Essayist Robert Lilly argues in his introduction that Helburn’s anonymity was entirely intentional, that he chose higher-paying commercial jobs over high-profile gigs that would have built his profile and legacy. Or perhaps Helburn suffered the same fate as many first-rate photographers working alongside better marketed names — without books or gallery shows of note, his work simply faded away over the decades. Some of the advertising photography is dated, but the best pictures here recall a time when even the most elegant fashion was somehow earthbound, before the overuse of Photoshop began digitally carving models into alien beings. A series of pictures with actress Sharon Tate for Esquire in 1967 and 1968 capture a stylish revolution in primary colors before the era went dark.
Martin Schoeller is a hugely successful magazine portrait photographer, most recognized for his ongoing series of extreme close-ups of movie stars and other famous faces lighted by fluorescent tubes. In the large-scale “Portraits” (teNeues, $125), the photographer showcases his flamboyant images of celebrity firepower of the moment: Katy Perry, George Clooney, Lady Gaga, Jimmy Fallon, Clint Eastwood and more.

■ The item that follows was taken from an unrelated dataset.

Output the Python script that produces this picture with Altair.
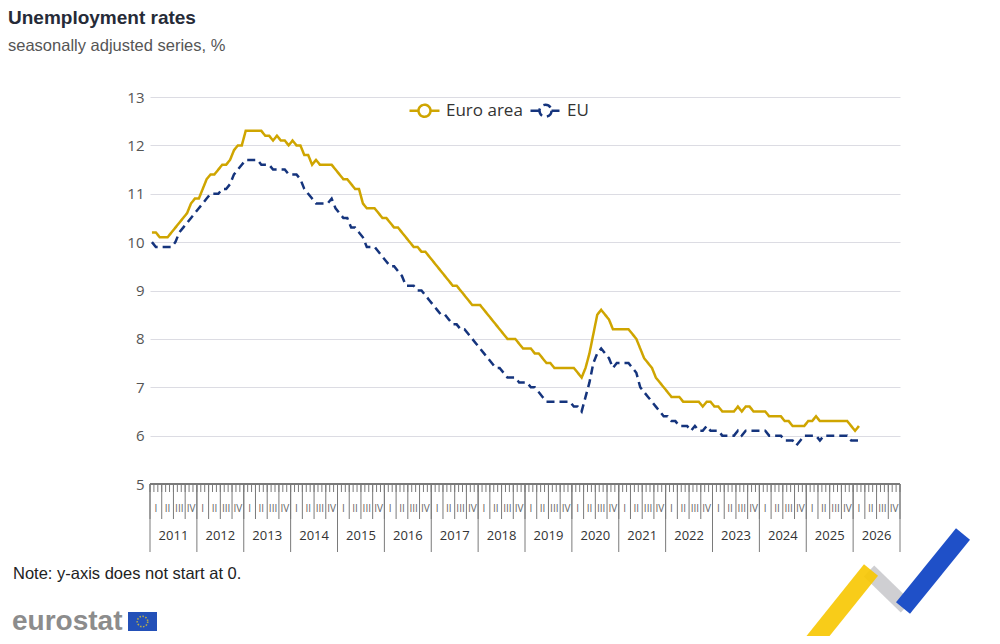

Aside from captions, the only text here is a two-paragraph preface from art star Jeff Koons, who writes that Schoeller’s interest is entirely in the “optimistic” side of his many subjects. That might suggest a vision limited to surface only, and much of the work is indeed more playful than probing, concerned with his subjects’ performance of their public personas. Their secrets are safe.
There is a stately picture of Zach Galifianakis, his beard covered with breakfast cereal and tiny toy figures, and another of an airborne Donald Trump that is vaguely creepy. But Schoeller can also find the evocative moment, including a steely black-and-white image of late-career Jane Fonda, striking and unbowed in an otherwise simple head shot. Others — of actor Philip Seymour Hoffman and lover man Barry White — suggest the reality behind the celebrity, even more so since their deaths. One revealing picture from 2001 is of rapper Trick Daddy, his face pressed between the thighs of two willing women, while his glazed expression suggests a young man numb before his time.
An entirely different type of portraiture is collected in “Chuck Close: Photographer” (Prestel, $65), which examines the artist’s use of photography for experimentation and as source material for his paintings. The book, which reaches back to a pair of self-portraits Close made as a college student in 1958, gathers his deep and ongoing work in Polaroid and daguerreotypes, focused on the famous (Barack Obama, Kate Moss, Susan Sontag) and the permanently unfamous.
At every stage of Close’s career, photography has fed into his paintings and vice versa, and for the artist, the distinction is essentially irrelevant. In the book’s Q&A, he says: “I try to make any print as important as any of my paintings. ... I want to make ambitious photographs that reflect the same values and interests as the rest of my work. I don’t see it as a lesser art form in any way, shape, or form.”
Generations of ambition can be seen in the work of Magnum’s legendary photojournalists. Henri Cartier-Bresson, Martin Parr, Susan Meiselas, Steve McCurry, Inge Morath, among many others — are gathered in a new, expanded version of “Magnum Contact Sheets” (Thames & Hudson, $75). Editor Kristen Lubben offers both a history and an advanced class on reportage and portraiture. The proof sheets are enlarged and included for meaningful study. At their best, the pictures add to our understanding of the surface event documented and reveal something profound about the people pushing that history forward.